At the bookshop price, it is a terrific book to buy for your bookshelf. And next time you travel the Desert Road or round by the Whakapapa- National Park side, you’ll very probably see the Tongariro National Park in a different light as a place of its own unique beauty and wild life. Yet even if you don’t visit the area, the information and art work portraying the animals, birds, insects, trees and shrubs applies to other regions too.
Very highly recommended.
Funny thing, I never tire of travelling the Desert road. Trouble is other motorists are in such a hurry and speeding. They don’t know what they’re missing. This book sounds a lovely tribute to a lovely area. Thanks, I’ll check it out.
This sounds like an interesting book to read. Having grown up in Waiouru with an outdoor hunter / deer stalker / fisher father, I know this country very well. We spent many weekends, for many years, camping out and playing in this national park. I am familair with the ecosystem and this is where my love of all things ot the outdoors began. As a child, it was always a magical place in this high moutain land with so much to see and do. Not only is there cultural and spiritual links to this environment for all New Zealanders, the park has active and extinct volcanoes, a diverse range of ecosystems, spectacular landscapes, and much more for the adventurer.

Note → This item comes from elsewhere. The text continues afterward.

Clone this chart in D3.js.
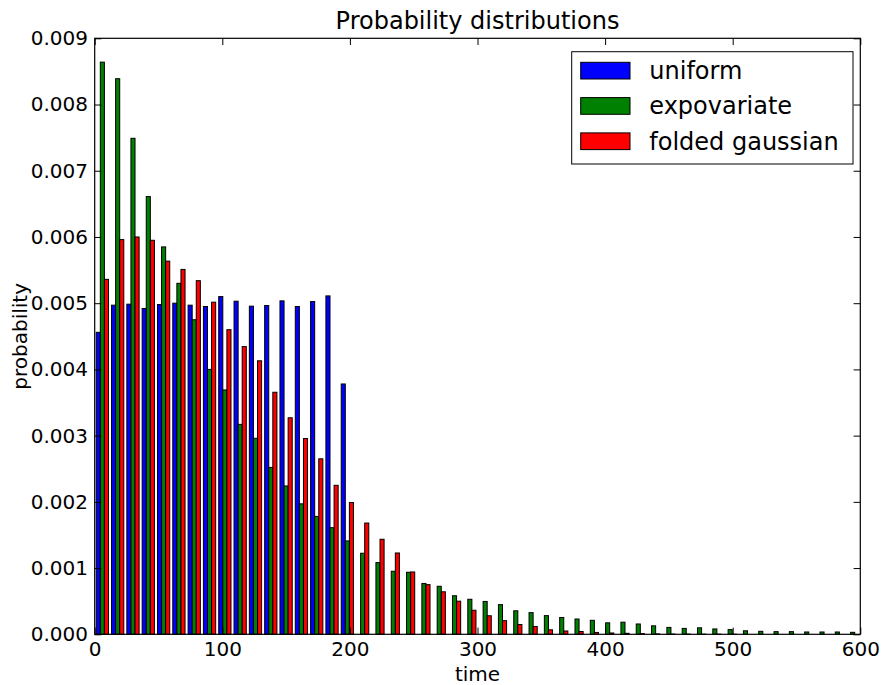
<!DOCTYPE html>
<html>
<head>
<meta charset="utf-8">
<script src="https://cdn.jsdelivr.net/npm/d3@7"></script>
<style>
  html, body { margin: 0; padding: 0; background: #ffffff; }
  svg { display: block; }
  text { font-family: "DejaVu Sans", sans-serif; fill: #000; }
</style>
</head>
<body>
<svg id="chart" width="884" height="685"></svg>
<script>
// ---- data (probability density per bin, bins of width 12 from 0 to 600) ----
const binWidth = 12;
const binStarts = d3.range(0, 600, 12);
const seriesNames = ["uniform", "expovariate", "folded gaussian"];
const seriesColors = ["#0000ff", "#008000", "#ff0000"];

const uniform = [
  0.00456, 0.00497, 0.004985, 0.00492, 0.00498, 0.00500, 0.00497, 0.00495, 0.00510, 0.00503,
  0.004955, 0.004965, 0.005035, 0.00495, 0.005025, 0.00511, 0.00378, 0, 0, 0,
  0, 0, 0, 0, 0, 0, 0, 0, 0, 0,
  0, 0, 0, 0, 0, 0, 0, 0, 0, 0,
  0, 0, 0, 0, 0, 0, 0, 0, 0, 0
];
const expovariate = [
  0.00864, 0.00839, 0.00749, 0.00661, 0.00585, 0.00530, 0.00475, 0.00400, 0.00369, 0.00317,
  0.00296, 0.00252, 0.00224, 0.00197, 0.00178, 0.00161, 0.00141, 0.001224, 0.001083, 0.000952,
  0.000937, 0.000768, 0.000725, 0.000582, 0.000529, 0.000496, 0.000448, 0.000355, 0.000327, 0.000282,
  0.000254, 0.000231, 0.000211, 0.000173, 0.000183, 0.000156, 0.000128, 0.000104, 0.000089, 0.000098,
  0.000081, 0.000071, 0.000053, 0.000045, 0.000040, 0.000040, 0.000035, 0.000035, 0.000035, 0.000030
];
const foldedGaussian = [
  0.00536, 0.00596, 0.00600, 0.00595, 0.005635, 0.00551, 0.00534, 0.005015, 0.00460, 0.004345,
  0.00413, 0.003655, 0.00327, 0.002956, 0.00265, 0.00225, 0.00199, 0.00168, 0.001435, 0.001228,
  0.000941, 0.000750, 0.000642, 0.000500, 0.000363, 0.000280, 0.000206, 0.000148, 0.000118, 0.000068,
  0.000050, 0.000042, 0.000028, 0.000020, 0.000015, 0.000010, 0.000006, 0.000004, 0.000003, 0.000002,
  0.000002, 0.000001, 0, 0, 0, 0, 0, 0, 0, 0
];
const xTicks = [0, 100, 200, 300, 400, 500, 600];
const yTicks = [0, 0.001, 0.002, 0.003, 0.004, 0.005, 0.006, 0.007, 0.008, 0.009];
const titleText = "Probability distributions";
const xLabel = "time";
const yLabel = "probability";

// ---- layout ----
const L = 94.7, R = 860.3, T = 38.3, B = 634.3;
const svg = d3.select("#chart");
const x = d3.scaleLinear().domain([0, 600]).range([L, R]);
const y = d3.scaleLinear().domain([0, 0.009]).range([B, T]);

const allSeries = [uniform, expovariate, foldedGaussian];
const nx = allSeries.length;
const dr = 0.8;
const barW = dr * binWidth / nx;
const offset0 = 0.5 * binWidth - 0.5 * dr * binWidth;

const plot = svg.append("g");
allSeries.forEach((vals, s) => {
  plot.selectAll(null)
    .data(vals.map((v, i) => ({ v, x0: binStarts[i] })))
    .enter().append("rect")
    .attr("x", d => x(d.x0 + offset0 + s * barW))
    .attr("width", d => x(d.x0 + offset0 + (s + 1) * barW) - x(d.x0 + offset0 + s * barW))
    .attr("y", d => y(d.v))
    .attr("height", d => y(0) - y(d.v))
    .attr("fill", seriesColors[s])
    .attr("stroke", "#000")
    .attr("stroke-width", 1);
});

// ---- axes ----
const tl = 6.7;
const fmt = d3.format(".3f");
const ax = (g) => { g.select(".domain").remove(); g.selectAll("line").attr("stroke", "#000"); g.selectAll("text").style("font-size", "20px").style("font-family", "DejaVu Sans"); };

svg.append("g").attr("transform", `translate(0,${B})`)
  .call(d3.axisBottom(x).tickValues(xTicks).tickSizeInner(-tl).tickSizeOuter(0).tickPadding(7.4).tickFormat(d3.format("d")))
  .call(ax);
svg.append("g").attr("transform", `translate(0,${T})`)
  .call(d3.axisTop(x).tickValues(xTicks).tickSizeInner(-tl).tickSizeOuter(0).tickFormat(""))
  .call(ax);
svg.append("g").attr("transform", `translate(${L},0)`)
  .call(d3.axisLeft(y).tickValues(yTicks).tickSizeInner(-tl).tickSizeOuter(0).tickPadding(6.7).tickFormat(fmt))
  .call(ax);
svg.append("g").attr("transform", `translate(${R},0)`)
  .call(d3.axisRight(y).tickValues(yTicks).tickSizeInner(-tl).tickSizeOuter(0).tickFormat(""))
  .call(ax);

svg.append("rect")
  .attr("x", L).attr("y", T).attr("width", R - L).attr("height", B - T)
  .attr("fill", "none").attr("stroke", "#000").attr("stroke-width", 1.2);

// ---- labels ----
svg.append("text").attr("x", (L + R) / 2).attr("y", 29.3)
  .attr("text-anchor", "middle").style("font-size", "24px").text(titleText);
svg.append("text").attr("x", (L + R) / 2).attr("y", 681)
  .attr("text-anchor", "middle").style("font-size", "20px").text(xLabel);
svg.append("text").attr("transform", `translate(27,${(T + B) / 2}) rotate(-90)`)
  .attr("text-anchor", "middle").style("font-size", "20px").text(yLabel);

// ---- legend ----
const lg = svg.append("g");
lg.append("rect").attr("x", 571.7).attr("y", 51.7).attr("width", 281.3).attr("height", 112.3)
  .attr("fill", "#fff").attr("stroke", "#000").attr("stroke-width", 1);
seriesNames.forEach((name, i) => {
  const yy = 62.3 + i * 35.3;
  lg.append("rect").attr("x", 580.7).attr("y", yy).attr("width", 49.3).attr("height", 16.7)
    .attr("fill", seriesColors[i]).attr("stroke", "#000").attr("stroke-width", 1);
  lg.append("text").attr("x", 649.3).attr("y", yy + 16.7).style("font-size", "24px").text(name);
});
</script>
</body>
</html>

Interesting publication here for sure.
It is not clear from the review whether any space was devoted to the looming threat of loss of this public treasure. one is reminded of the demand by Iwi that Urewera Nat’l Park be handed over to maori ownership & the weak govmnt. caved in to the demand. Tongariro is next to go & already has had spiritual clampdown by wahi tapu forbidden areas illegally excluding the public. I note the hot springs tapu, & the fine of a tourist helicopter pilot flying over the peaks in violation of maori forbidden spiritual tapu offending some conjured up la la land god area.
Parts of tracks closed & forbidden climbs of the 3 mountains. This will proceed unabated. & demand for ownership not far behind.
Historical tribal Tikanga views any weakness, [i e the easy Urewera grab ], as grounds for further easy attack & take, at the point of a spear if needed, claiming a treasure taonga as just reward for the grab. One can see all conservation estate being handed over, as DOC on Jacinda orders, has already mobilized the Options Development Group to prepare this paper work for hand over.In simple terms, it’s just a box ticking exercise rezone of land to maori ownership.
The machine is churning over for this daily, behind closed doors. Big money awaits the grab.
Think of the millions of tons of A grade coal under the Deniston plateau,near Westport/Reefton? China a ready market. Shrewdly worked, tribal Elite could become some of the wealthiest groups on the planet as NZ becomes a cash cow from their resource grabs.